I suppose the macro language could support interpolation in regex literals as well. Then you could implement it like this:

macro interpolate_regex(regex)
  {{ /\A#{ regex }/ }}
end

This could be a feature request. String interpolation already works like that in the macro language.

1 Like

Thanks for the answers, the .gsub(/\//, "\\/") is really helpful!

The performance difference is huge if you consider only comparison between doing the interpolation and doing nothing. However the difference is still non-negligible is you count a matching phase after.

Anyway, it add an extra cost to does the interpolation and call Regex#to_s, which could be negligible or not depending of what you does aside.

benchmark:

require "benchmark"

macro runtime(regex)
  /foo#{ {{regex}} }/
end

macro compiletime(regex)
  /foo(?-imsx:{{regex.source.id}})/
end

p runtime(/bar/)     # => /foo(?-imsx:bar)/
p compiletime(/bar/) # => /foo(?-imsx:bar)/

Benchmark.ips do |x|
  x.report("runtime interpolation") { runtime(/bar/) }
  x.report("compiletime interpolation") { compiletime(/bar/) }
end
# the difference is huge because it compare almost nothing with something.

short_text = "foobar"
Benchmark.ips do |x|
  x.report("short runtime interpolation + text matching") { runtime(/bar/) =~ short_text }
  x.report("short compiletime interpolation + text matching") { compiletime(/bar/) =~ short_text }
end

long_text = "foobaaaaaaaaaaaaaaaaaaaaaaaaaaaaaaaaaaaaaaaaaaaaaaaaar"
Benchmark.ips do |x|
  x.report("long runtime interpolation + text matching") { runtime(/baaaaaaaaaaaaaaaaaaaaaaaaaaaaaaaaaaaaaaaaaaaaaaaaar/) =~ long_text }
  x.report("long compiletime interpolation + text matching") { compiletime(/baaaaaaaaaaaaaaaaaaaaaaaaaaaaaaaaaaaaaaaaaaaaaaaaar/) =~ long_text }
end

results:

    runtime interpolation 120.55k (  8.30µs) (±24.10%)  9.13kB/op  2384.45× slower
compiletime interpolation 287.45M (  3.48ns) (±19.54%)    0.0B/op          fastest
    short runtime interpolation + text matching  99.00k ( 10.10µs) (±22.38%)  9.14kB/op  110.90× slower
short compiletime interpolation + text matching  10.98M ( 91.08ns) (±20.92%)   16.0B/op         fastest
    long runtime interpolation + text matching  57.96k ( 17.25µs) (±20.53%)  10.0kB/op  116.47× slower
long compiletime interpolation + text matching   6.75M (148.12ns) (±20.68%)   16.0B/op         fastest

My original usecase (for probably my next shard! :slight_smile: ), is to provide a parser API, in which user could use regex. For a simple json parser, passing from /\A{{regex.source.id}}/ to /\A#{ regex }/ make the performance x60 worst.

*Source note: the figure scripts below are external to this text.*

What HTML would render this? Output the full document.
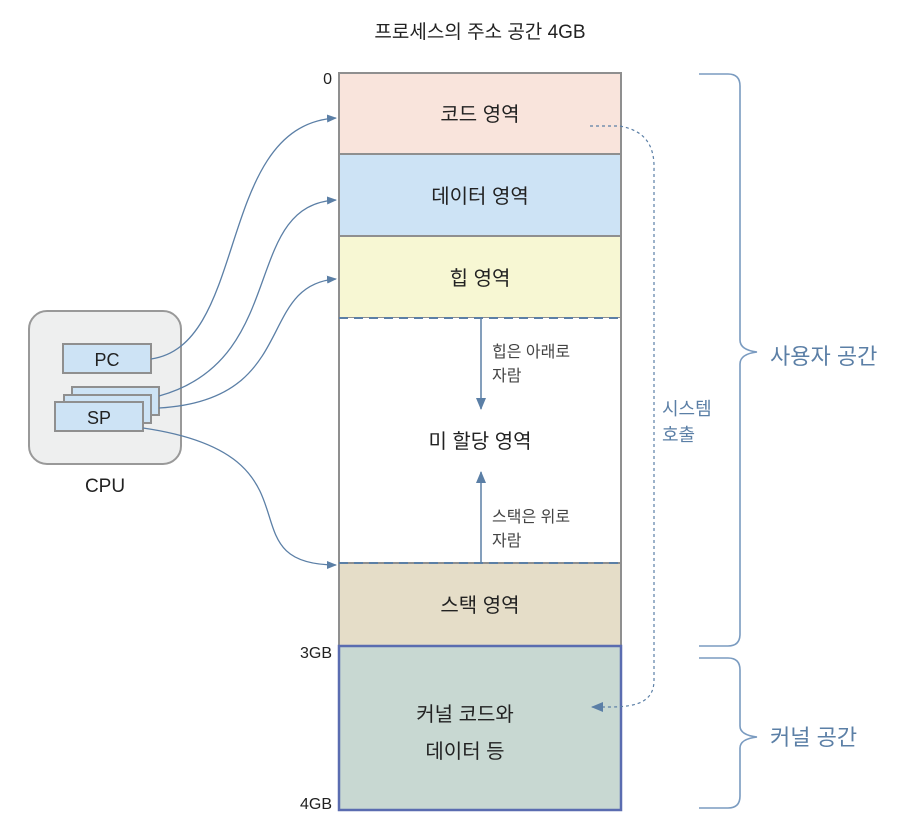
<!DOCTYPE html>
<html><head><meta charset="utf-8"><style>
html,body{margin:0;padding:0;background:#fff;width:924px;height:836px;overflow:hidden}
svg text{font-family:"Liberation Sans","Noto Sans CJK KR",sans-serif}
</style></head><body>
<svg width="924" height="836" viewBox="0 0 924 836" xmlns="http://www.w3.org/2000/svg">
<defs>
<marker id="ah" markerWidth="10" markerHeight="10" refX="9" refY="5" orient="auto" markerUnits="userSpaceOnUse">
<path d="M0,1 L10,5 L0,9 Z" fill="#5b7fa6"/></marker>
<marker id="ah2" markerWidth="12" markerHeight="12" refX="11" refY="6" orient="auto" markerUnits="userSpaceOnUse">
<path d="M0,1 L12,6 L0,11 Z" fill="#5b7fa6"/></marker>
</defs>
<text x="480" y="38" font-size="19" text-anchor="middle" fill="#222">프로세스의 주소 공간 4GB</text>
<!-- column -->
<rect x="339" y="73" width="282" height="81" fill="#f9e4dc" stroke="#8f8f8f" stroke-width="2"/>
<rect x="339" y="154" width="282" height="82" fill="#cde3f5" stroke="#8f8f8f" stroke-width="2"/>
<rect x="339" y="236" width="282" height="82" fill="#f7f7d3" stroke="#8f8f8f" stroke-width="2"/>
<rect x="339" y="318" width="282" height="245" fill="#fff"/>
<line x1="339" y1="318" x2="339" y2="563" stroke="#8f8f8f" stroke-width="2"/>
<line x1="621" y1="318" x2="621" y2="563" stroke="#8f8f8f" stroke-width="2"/>
<rect x="339" y="563" width="282" height="83" fill="#e5ddc8" stroke="#8f8f8f" stroke-width="2"/>
<line x1="339" y1="318" x2="621" y2="318" stroke="#5b7fa6" stroke-width="2" stroke-dasharray="9,6"/>
<line x1="339" y1="563" x2="621" y2="563" stroke="#5b7fa6" stroke-width="2" stroke-dasharray="9,6"/>
<rect x="339" y="646" width="282" height="164" fill="#c8d8d2" stroke="#5a6cb0" stroke-width="2.5"/>
<g font-size="20" fill="#222" text-anchor="middle">
<text x="480" y="121">코드 영역</text>
<text x="480" y="203">데이터 영역</text>
<text x="480" y="285">힙 영역</text>
<text x="480" y="448">미 할당 영역</text>
<text x="480" y="612">스택 영역</text>
<text x="465" y="721">커널 코드와</text>
<text x="465" y="758">데이터 등</text>
</g>
<g font-size="16" fill="#444">
<text x="492" y="357">힙은 아래로</text><text x="492" y="381">자람</text>
<text x="492" y="522">스택은 위로</text><text x="492" y="546">자람</text>
</g>
<line x1="481" y1="318" x2="481" y2="409" stroke="#5b7fa6" stroke-width="1.5" marker-end="url(#ah2)"/>
<line x1="481" y1="563" x2="481" y2="472" stroke="#5b7fa6" stroke-width="1.5" marker-end="url(#ah2)"/>
<g font-family="Liberation Mono" font-size="16" fill="#222" text-anchor="end">
<text x="332" y="84" font-family="Liberation Mono,monospace">0</text>
<text x="332" y="658" font-family="Liberation Sans,sans-serif">3GB</text>
<text x="332" y="809" font-family="Liberation Sans,sans-serif">4GB</text>
</g>
<!-- system call -->
<path d="M590,126 L620,126 C640,130 655,140 654,170 L654,680 C654,700 640,707 610,707 L592,707" fill="none" stroke="#5b7fa6" stroke-width="1.2" stroke-dasharray="3,3" marker-end="url(#ah2)"/>
<text x="662" y="415" font-size="18" fill="#5b7fa6">시스템</text>
<text x="662" y="441" font-size="18" fill="#5b7fa6">호출</text>
<!-- braces -->
<path d="M699,74 L728,74 Q740,74 740,86 L740,340 Q740,350 757,352 Q740,354 740,364 L740,634 Q740,646 728,646 L699,646" fill="none" stroke="#7a9bc0" stroke-width="1.6"/>
<path d="M699,658 L728,658 Q740,658 740,670 L740,726 Q740,735 757,737 Q740,739 740,748 L740,796 Q740,808 728,808 L699,808" fill="none" stroke="#7a9bc0" stroke-width="1.6"/>
<text x="770" y="364" font-size="22" fill="#5b7fa6">사용자 공간</text>
<text x="770" y="745" font-size="22" fill="#5b7fa6">커널 공간</text>
<!-- CPU -->
<rect x="29" y="311" width="152" height="153" rx="18" fill="#eeefef" stroke="#999" stroke-width="2"/>
<rect x="63" y="344" width="88" height="29" fill="#cde3f5" stroke="#8f8f8f" stroke-width="2"/>
<text x="107" y="366" font-size="18" text-anchor="middle" fill="#222">PC</text>
<rect x="72" y="387" width="87" height="28" fill="#cde3f5" stroke="#8f8f8f" stroke-width="2"/>
<rect x="64" y="395" width="87" height="28" fill="#cde3f5" stroke="#8f8f8f" stroke-width="2"/>
<rect x="55" y="402" width="88" height="29" fill="#cde3f5" stroke="#8f8f8f" stroke-width="2"/>
<text x="99" y="424" font-size="18" text-anchor="middle" fill="#222">SP</text>
<text x="105" y="492" font-size="19" text-anchor="middle" fill="#222">CPU</text>
<!-- connectors -->
<g fill="none" stroke="#5b7fa6" stroke-width="1.3">
<path d="M151,359 C250,345 215,125 336,118" marker-end="url(#ah)"/>
<path d="M159,396 C290,360 240,205 336,200" marker-end="url(#ah)"/>
<path d="M159,408 C300,400 255,285 336,279" marker-end="url(#ah)"/>
<path d="M143,428 C330,455 220,565 336,565" marker-end="url(#ah)"/>
</g>
</svg>
</body></html>
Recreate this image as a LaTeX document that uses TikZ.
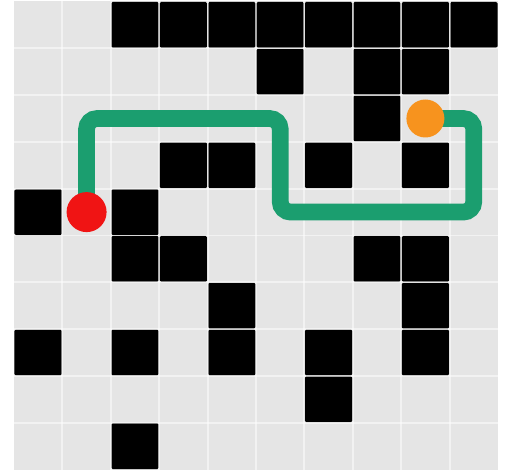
\documentclass[tikz,border=0pt]{standalone}
\usepackage{tikz}
\usepackage{xcolor}
\definecolor{cellgray}{HTML}{E5E5E5}
\definecolor{pathgreen}{HTML}{1B9E6F}
\definecolor{startred}{HTML}{F01414}
\definecolor{goalorange}{HTML}{F7931E}

\begin{document}
\begin{tikzpicture}[x=0.968cm,y=0.936cm]
  \useasboundingbox (-0.289,-0.032) rectangle (10.372,10.032);
  % board
  \fill[cellgray] (0,0) rectangle (10,10);
  % walls, given as column/row counted from the top left
  \foreach \c/\r in {2/0,3/0,4/0,5/0,6/0,7/0,8/0,9/0,
                     5/1,7/1,8/1,
                     7/2,
                     3/3,4/3,6/3,8/3,
                     0/4,2/4,
                     2/5,3/5,7/5,8/5,
                     4/6,8/6,
                     0/7,2/7,4/7,6/7,8/7,
                     6/8,
                     2/9}
    \fill[black,rounded corners=0.8pt] (\c+0.01,9.99-\r) rectangle (\c+0.99,9.01-\r);
  \foreach \i in {1,...,9} {
    \draw[white,opacity=0.5,line width=1.1pt] (\i,0) -- (\i,10);
    \draw[white,opacity=0.5,line width=1.1pt] (0,\i) -- (10,\i);
  }
  % route
  \coordinate (start) at (1.5,5.5);
  \coordinate (goal) at (8.5,7.5);
  \draw[pathgreen,line width=9.5pt,rounded corners=6pt]
    (start) |- (5.5,7.5) |- (9.5,5.5) |- (goal);
  \fill[startred] (start) circle (0.4cm);
  \fill[goalorange] (goal) circle (0.38cm);
\end{tikzpicture}
\end{document}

I don’t know is I had the only usecase, anyway with the gsub it become possible, and it’s totally fine to me. Crystal is definitively awesome!

1 Like

Could you cache the interpolated regex? It only works faster if you write /foo/ because the compiler actually caches that regex in a hidden constant. So if you assign that regex somewhere and reuse that, the performance difference should be negligible.

Oh, that interesting!, thanks.

Yes in effect once cached, there no performance difference at all.

The benefit to have compile time interpolation would be still to have the regex cached automatically (without even knowing that!) instead of doing it manually, but it’s marginal.